Discovering Phnom Penh: A Personal Story

Phnom Penh...even before setting foot, as one flies over the outskirts of the greater metropolis, observing the dry, flat terrain spotted by occasional green trees surrounding tiny villages, one has the distinct notion of having been here before.  Maybe it’s the bias of a surely traveler, having visited great cities and having reveled in their unique diversity, hypocrisy and ultimate social confusion.  But Phnom Penh is a distinct amalgam, fused by traditions of the great Khmer kingdom of the past and a present day society attempting to rise from the ashes of an atrocious and recent genocide.   And that does not even address all the years in between. 
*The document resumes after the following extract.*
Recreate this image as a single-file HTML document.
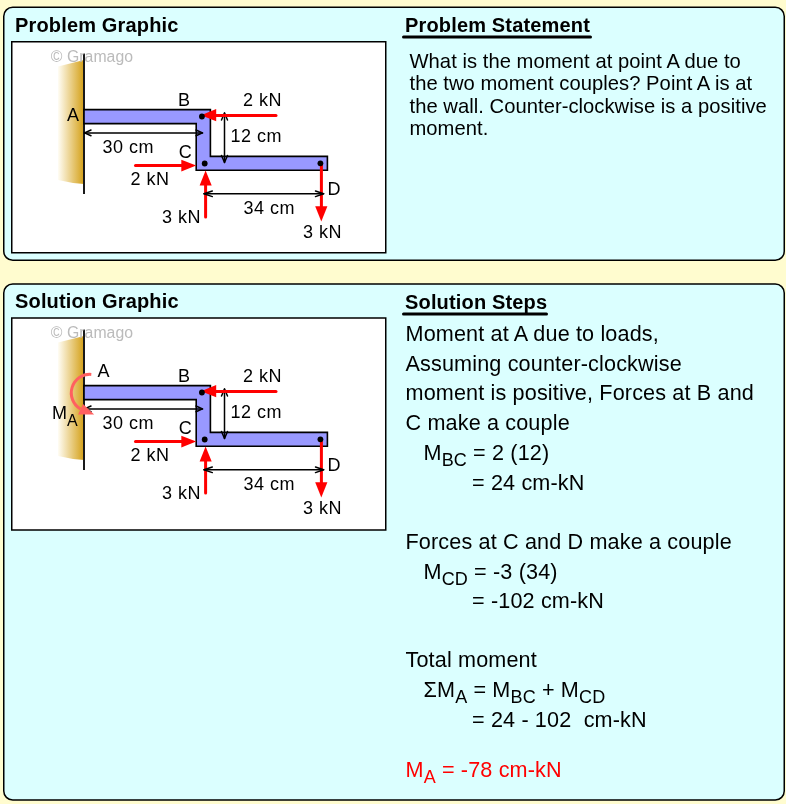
<!DOCTYPE html>
<html><head><meta charset="utf-8">
<style>
html,body{margin:0;padding:0;width:786px;height:804px;overflow:hidden;background:#FFFCCF;}
svg{display:block;will-change:transform;font-family:"Liberation Sans",sans-serif;}
</style></head><body>
<svg width="786" height="804" viewBox="0 0 786 804">
<defs>
<linearGradient id="wg" x1="58" y1="0" x2="84" y2="0" gradientUnits="userSpaceOnUse">
<stop offset="0" stop-color="#FFFDF5"/>
<stop offset="1" stop-color="#D4A017"/>
</linearGradient>
<g id="diag">
<path d="M58,66.5 L84,60 L84,184 Q70,183 58,180 Z" fill="url(#wg)"/>
<line x1="84" y1="53.5" x2="84" y2="194" stroke="#1a1a1a" stroke-width="2"/>
<polygon points="84,109.6 210.4,109.6 210.4,156.4 327.4,156.4 327.4,170.2 196.2,170.2 196.2,123.6 84,123.6" fill="#9999FF" stroke="#000" stroke-width="1.6"/>
<g stroke="#000" stroke-width="1.5" fill="none" stroke-linecap="round" stroke-linejoin="round">
<line x1="224.5" y1="113" x2="224.5" y2="162.5"/>
<polyline points="221.5,120 224.5,113 227.5,120"/>
<polyline points="221.5,155.5 224.5,162.5 227.5,155.5"/>
</g>
<g stroke="#FF0000" stroke-width="3" stroke-linecap="round">
<line x1="276" y1="115.4" x2="212" y2="115.4"/>
<line x1="135.5" y1="165.5" x2="184" y2="165.5"/>
<line x1="205.6" y1="217" x2="205.6" y2="183"/>
<line x1="321.4" y1="163.5" x2="321.4" y2="208"/>
</g>
<g fill="#FF0000">
<polygon points="201,115.2 216.2,109.1 216.2,121.3"/>
<polygon points="196.2,165.5 181.3,159.7 181.3,171.6"/>
<polygon points="205.6,170.4 199.6,185.4 211.7,185.4"/>
<polygon points="321.3,221.4 315.2,206.2 327.4,206.2"/>
</g>
<g stroke="#000" stroke-width="1.5" fill="none" stroke-linecap="round" stroke-linejoin="round">
<line x1="84.5" y1="132.9" x2="202.5" y2="132.9"/>
<polyline points="91,130 84.5,132.9 91,135.8"/>
<polyline points="196,130 202.5,132.9 196,135.8"/>
<line x1="204" y1="193.8" x2="323.6" y2="193.8"/>
<polyline points="212.3,191 204,193.8 212.3,196.6"/>
<polyline points="315.5,191 323.6,193.8 315.5,196.6"/>
</g>
<circle cx="201.9" cy="116.5" r="2.9" fill="#000"/>
<circle cx="204.7" cy="163.5" r="2.9" fill="#000"/>
<circle cx="320.4" cy="163.3" r="2.9" fill="#000"/>
<g font-size="18" fill="#000" letter-spacing="0.5" transform="translate(0.4,0)">
<text x="177.5" y="105.7">B</text>
<text x="242.5" y="105.5">2 kN</text>
<text x="230" y="141.8">12 cm</text>
<text x="102" y="152.7">30 cm</text>
<text x="178.3" y="157.9">C</text>
<text x="130" y="185.2">2 kN</text>
<text x="161.6" y="222.5">3 kN</text>
<text x="243" y="213.7">34 cm</text>
<text x="327" y="195">D</text>
<text x="302.6" y="238.3">3 kN</text>
</g>
<text x="50.8" y="61.7" font-size="15.8" fill="#BBBBBB" letter-spacing="0.05">© Gramago</text>
</g>
</defs>

<!-- Panel 1 -->
<rect x="3.75" y="7.25" width="780.5" height="253" rx="9" ry="9" fill="#DBFFFF" stroke="#000" stroke-width="1.5"/>
<text x="15" y="31.8" font-size="20" font-weight="bold" letter-spacing="0.16">Problem Graphic</text>
<rect x="11.75" y="41.75" width="374" height="211" fill="#FFFFFF" stroke="#000" stroke-width="1.5"/>
<use href="#diag"/>
<text x="67" y="120.7" font-size="18">A</text>

<text x="405" y="31.7" font-size="20" font-weight="bold" letter-spacing="0.16">Problem Statement</text>
<line x1="403.5" y1="37" x2="590.5" y2="37" stroke="#000" stroke-width="3" stroke-linecap="round"/>
<g font-size="20.2" letter-spacing="0.04">
<text x="409.5" y="67.9">What is the moment at point A due to</text>
<text x="409.5" y="90.4">the two moment couples? Point A is at</text>
<text x="409.5" y="112.9">the wall. Counter-clockwise is a positive</text>
<text x="409.5" y="135.4">moment.</text>
</g>

<!-- Panel 2 -->
<rect x="3.75" y="284" width="780.5" height="516" rx="9" ry="9" fill="#DBFFFF" stroke="#000" stroke-width="1.5"/>
<text x="15" y="308" font-size="20" font-weight="bold" letter-spacing="0.16">Solution Graphic</text>
<rect x="11.75" y="318" width="374" height="212" fill="#FFFFFF" stroke="#000" stroke-width="1.5"/>
<use href="#diag" transform="translate(0,276)"/>
<text x="97.5" y="376.9" font-size="18">A</text>
<path d="M91.3,374.4 A18.6,18.6 0 0 0 80.5,409" fill="none" stroke="#FF6060" stroke-width="3"/>
<polygon points="78.1,414.6 83,403.9 94.2,414.6" fill="#FF6060"/>
<text x="52" y="419.2" font-size="18">M<tspan font-size="16" dy="6.5">A</tspan></text>

<text x="405" y="308.7" font-size="20" font-weight="bold" letter-spacing="0.16">Solution Steps</text>
<line x1="403.5" y1="314" x2="546.5" y2="314" stroke="#000" stroke-width="3" stroke-linecap="round"/>
<g font-size="21.6" letter-spacing="0.15">
<text x="405.5" y="341">Moment at A due to loads,</text>
<text x="405.5" y="370.6">Assuming counter-clockwise</text>
<text x="405.5" y="400.3">moment is positive, Forces at B and</text>
<text x="405.5" y="430">C make a couple</text>
<text x="423.5" y="459.6">M<tspan font-size="18" dy="6.3">BC</tspan><tspan dy="-6.3"> = 2 (12)</tspan></text>
<text x="472" y="489.6">= 24 cm-kN</text>
<text x="405.5" y="548.9">Forces at C and D make a couple</text>
<text x="423.5" y="578.5">M<tspan font-size="18" dy="6">CD</tspan><tspan dy="-6"> = -3 (34)</tspan></text>
<text x="472" y="608.2">= -102 cm-kN</text>
<text x="405.5" y="667">Total moment</text>
<text x="423.5" y="697.1">ΣM<tspan font-size="18" dy="6.3">A</tspan><tspan dy="-6.3"> = M</tspan><tspan font-size="18" dy="6.3">BC</tspan><tspan dy="-6.3"> + M</tspan><tspan font-size="18" dy="6.3">CD</tspan></text>
<text x="472" y="727" xml:space="preserve">= 24 - 102  cm-kN</text>
<text x="405.5" y="776.6" fill="#FF0000">M<tspan font-size="18" dy="6.3">A</tspan><tspan dy="-6.3"> = -78 cm-kN</tspan></text>
</g>
</svg>
</body></html>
So all one ultimately does is vainly observe the “surface details” one sees:  A city lying in physical ruins, yet with a sprinkling of beautifully restored French colonial architecture.  Streets pot marked by decades of war and neglect, yet an able and mobile society navigating these very streets with motor scooters.  At least a dozen different forms of police, militia, private security guards, Cambodian army troops, UN soldiers, political party protectorates, and just plain generic thugs roaming the city streets, yet people go about their business in a surprisingly amiable way...for the most part. 

But just as one’s sense of logic, based on a Western mindset, begins to explain things, a sudden, maddening and insurmountable feeling pervades: “What the hell am I doing here?” And quickly you learn to loosen your Western perspective, to forgo an attempt to understand these people and their city and to ultimately let your imagination and intuition flow...a society with too much social standing and where nothing is the way it seems.  That is how I came about observing Phnom Penh.